>> begin Given data

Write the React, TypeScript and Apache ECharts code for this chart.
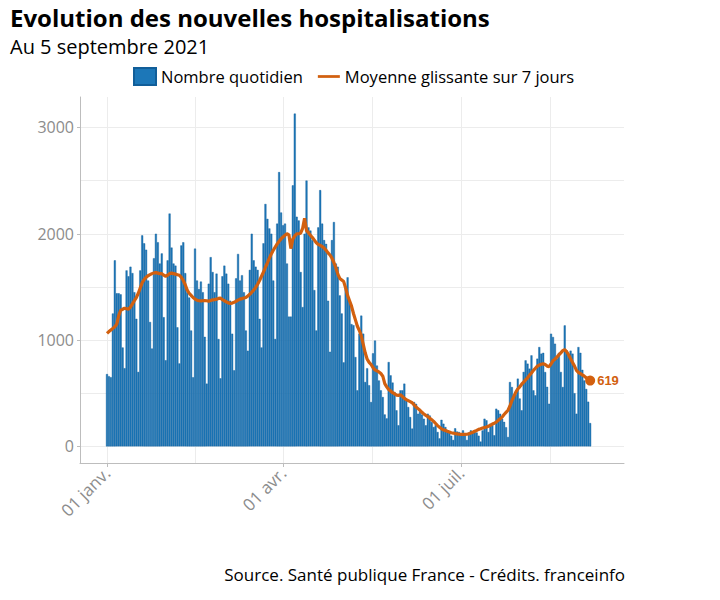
import React, { useEffect, useRef } from 'react';
import * as echarts from 'echarts';

// Daily new hospitalisations, 1 Jan 2021 (index 0) to 5 Sep 2021 (index 247)
const dailyCounts: number[] = [
  680, 660, 650,
  1250, 1750, 1440, 1440, 1430, 930, 735,
  1655, 1600, 1690, 1630, 1450, 1200, 700,
  1655, 1985, 1910, 1850, 1560, 1170, 920,
  1770, 2000, 1920, 1720, 1815, 1215, 810,
  1750, 2190, 1870, 1720, 1700, 1120, 780,
  1890, 1920, 1630, 1450, 1400, 1090, 650,
  1860, 1560, 1480, 1550, 1450, 1030, 590,
  1530, 1780, 1640, 1450, 1625, 1010, 640,
  1600, 1700, 1625, 1530, 1370, 1060, 715,
  1580, 1810, 1560, 1610, 1450, 1090, 900,
  1660, 2000, 1750, 1690, 1660, 1200, 930,
  1910, 2280, 2140, 2050, 2000, 1560, 1010,
  2095, 2580, 2200, 2080, 2095, 1720, 1220,
  1220, 2455, 3130, 2160, 2125, 1640, 1310,
  2000, 2500, 2060, 2030, 1940, 1470, 1090,
  2060, 2410, 2095, 1940, 1905, 1370, 890,
  1940, 2110, 1720, 1690, 1420, 1250, 790,
  1500, 1590, 1370, 1150, 1140, 840, 527,
  1060, 1230, 1060, 605, 735, 575, 417,
  875, 995, 760, 620, 527, 464, 300,
  263, 793, 668, 600, 511, 339, 198,
  527, 527, 590, 449, 370, 276, 167,
  417, 400, 307, 330, 300, 260, 198,
  307, 290, 229, 182, 200, 135, 75,
  250, 213, 182, 150, 135, 100, 60,
  170, 140, 135, 120, 150, 120, 60,
  130, 150, 140, 135, 130, 100, 45,
  150, 260, 245, 135, 213, 200, 104,
  354, 340, 307, 260, 230, 180, 88,
  605, 558, 480, 490, 637, 450, 339,
  700, 809, 778, 731, 856, 527, 480,
  825, 934, 872, 880, 699, 560, 401,
  1060, 1029, 966, 825, 880, 700, 558,
  1138, 903, 850, 900, 872, 500, 307,
  934, 880, 720, 620, 540, 420, 219,
];

// 7-day moving average as drawn on the reference
const movingAverage: number[] = [
  1063, 1080, 1095, 1110, 1125, 1150, 1230, 1280, 1290, 1300,
  1295, 1290, 1310, 1340, 1370, 1400, 1440, 1490, 1540, 1570,
  1590, 1605, 1615, 1625, 1632, 1635, 1630, 1625, 1625, 1610,
  1600, 1610, 1625, 1630, 1625, 1620, 1615, 1610, 1590, 1560,
  1520, 1470, 1440, 1420, 1400, 1385, 1375, 1370, 1368, 1370,
  1372, 1370, 1365, 1372, 1378, 1380, 1385, 1392, 1395, 1380,
  1370, 1360, 1350, 1345, 1348, 1355, 1365, 1375, 1385, 1390,
  1395, 1400, 1415, 1430, 1450, 1470, 1495, 1525, 1560, 1600,
  1640, 1685, 1725, 1770, 1810, 1845, 1875, 1905, 1930, 1952,
  1970, 1985, 2000, 1990, 1860, 1950, 1980, 2000, 2000, 2005,
  2050, 2145, 2030, 2010, 1985, 1965, 1940, 1915, 1900, 1890,
  1880, 1865, 1845, 1820, 1800, 1770, 1730, 1680, 1620, 1580,
  1565, 1550, 1490, 1420, 1370, 1320, 1250, 1190, 1130, 1090,
  1040, 960, 880, 820, 790, 770, 740, 720, 710, 700,
  685, 660, 590, 560, 535, 520, 505, 495, 482, 480,
  485, 470, 452, 440, 430, 420, 410, 390, 370, 355,
  340, 320, 305, 292, 280, 265, 250, 235, 215, 195,
  180, 165, 155, 150, 142, 135, 128, 125, 120, 117,
  114, 113, 113, 113, 114, 118, 125, 133, 142, 150,
  160, 165, 172, 178, 182, 190, 198, 210, 218, 228,
  245, 260, 275, 300, 320, 340, 380, 430, 470, 510,
  540, 560, 585, 605, 625, 645, 670, 690, 715, 735,
  755, 765, 772, 778, 770, 755, 750, 775, 805, 820,
  840, 860, 880, 900, 910, 890, 860, 825, 790, 755,
  715, 695, 685, 672, 660, 645, 630, 619,
];

const xTickDays = [0, 90, 181];
const xTickLabels = ['01 janv.', '01 avr.', '01 juil.'];
const xGridDays = [0, 45, 90, 135.5, 181, 226.5];
const yTickValues = [0, 1000, 2000, 3000];
const yGridValues = [0, 500, 1000, 1500, 2000, 2500, 3000];

const BLUE = '#1c77b8';
const ORANGE = '#d2600f';
const GRAY = '#8c8c8c';
const FONT = 'Open Sans';

export default function App() {
  const ref = useRef<HTMLDivElement>(null);

  useEffect(() => {
    const chart = echarts.init(ref.current!, null, { renderer: 'svg' });
    const barData = dailyCounts.map((v, i) => [i, v]);
    const lineData = movingAverage.map((v, i) => [i, v]);
    const last = lineData[lineData.length - 1];

    const gridLines = [
      ...yGridValues.map((v) => ({ yAxis: v })),
      ...xGridDays.map((d) => ({ xAxis: d })),
    ];

    const option: any = {
      animation: false,
      textStyle: { fontFamily: FONT },
      graphic: [
        {
          type: 'text', left: 10, top: 5,
          style: { text: 'Evolution des nouvelles hospitalisations', font: `bold 24px '${FONT}'`, fill: '#000' },
        },
        {
          type: 'text', left: 10, top: 36,
          style: { text: 'Au 5 septembre 2021', font: `20px '${FONT}'`, fill: '#000' },
        },
        {
          type: 'text', right: 95, top: 566,
          style: { text: 'Source. Santé publique France - Crédits. franceinfo', font: `17px '${FONT}'`, fill: '#000' },
        },
      ],
      legend: {
        left: 133, top: 67, padding: 0,
        itemWidth: 22, itemHeight: 17, itemGap: 15,
        textStyle: { fontSize: 16.5, color: '#000', fontFamily: FONT },
        data: [
          { name: 'Nombre quotidien', icon: 'rect' },
          { name: 'Moyenne glissante sur 7 jours', icon: 'path://M0 0H24V3H0Z' },
        ],
        selectedMode: false,
      },
      grid: { left: 80, right: 96, top: 97, bottom: 137 },
      xAxis: {
        type: 'value', min: -13.8, max: 264.3,
        axisLine: { show: true, onZero: false, lineStyle: { color: '#bdbdbd', width: 1 } },
        axisTick: { show: true, customValues: xTickDays, length: 4, lineStyle: { color: '#bdbdbd' } },
        axisLabel: {
          customValues: xTickDays, rotate: 45, margin: 7,
          formatter: (v: number) => {
            const i = xTickDays.indexOf(Math.round(v));
            return i >= 0 ? xTickLabels[i] : '';
          },
          color: GRAY, fontSize: 17, fontFamily: FONT,
        },
        splitLine: { show: false },
      },
      yAxis: {
        type: 'value', min: -156.5, max: 3286.5,
        axisLine: { show: true, onZero: false, lineStyle: { color: '#bdbdbd', width: 1 } },
        axisTick: { show: true, customValues: yTickValues, length: 3, lineStyle: { color: '#bdbdbd' } },
        axisLabel: {
          customValues: yTickValues, color: GRAY, fontSize: 16, fontFamily: FONT, margin: 6,
          formatter: (v: number) => String(v),
        },
        splitLine: { show: false },
      },
      series: [
        {
          type: 'line', data: [], silent: true, z: 0,
          markLine: {
            z: 0,
            silent: true, symbol: ['none', 'none'], label: { show: false },
            lineStyle: { color: '#ececec', type: 'solid', width: 1 },
            emphasis: { disabled: true },
            data: gridLines,
          },
        },
        {
          name: 'Nombre quotidien', type: 'bar', data: barData, barWidth: 2, z: 2,
          itemStyle: { color: BLUE, borderColor: '#115e99', borderWidth: 0.4 },
        },
        {
          name: 'Moyenne glissante sur 7 jours', type: 'line', data: lineData,
          showSymbol: false, symbol: 'none', z: 3,
          itemStyle: { color: ORANGE },
          lineStyle: { color: ORANGE, width: 3.2 },
        },
        {
          type: 'scatter', data: [last], symbolSize: 10, z: 4,
          itemStyle: { color: ORANGE, opacity: 1 },
          label: {
            show: true, position: 'right', distance: 2,
            formatter: (p: any) => String(p.value[1]),
            color: ORANGE, fontWeight: 'bold', fontSize: 13, fontFamily: 'Liberation Sans',
          },
        },
      ],
    };

    chart.setOption(option);
    return () => chart.dispose();
  }, []);

  return (
    <div
      ref={ref}
      style={{ position: 'absolute', left: 0, top: 0, width: 720, height: 600, background: '#fff' }}
    />
  );
}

>> end Given data

- [Work to do]
Go from the first line of the data above to the line containing "import * as echarts from 'echarts';" and retype exactly those lines, both included, but none of the pictures.

- [Exercise output]
Write the React, TypeScript and Apache ECharts code for this chart.
import React, { useEffect, useRef } from 'react';
import * as echarts from 'echarts';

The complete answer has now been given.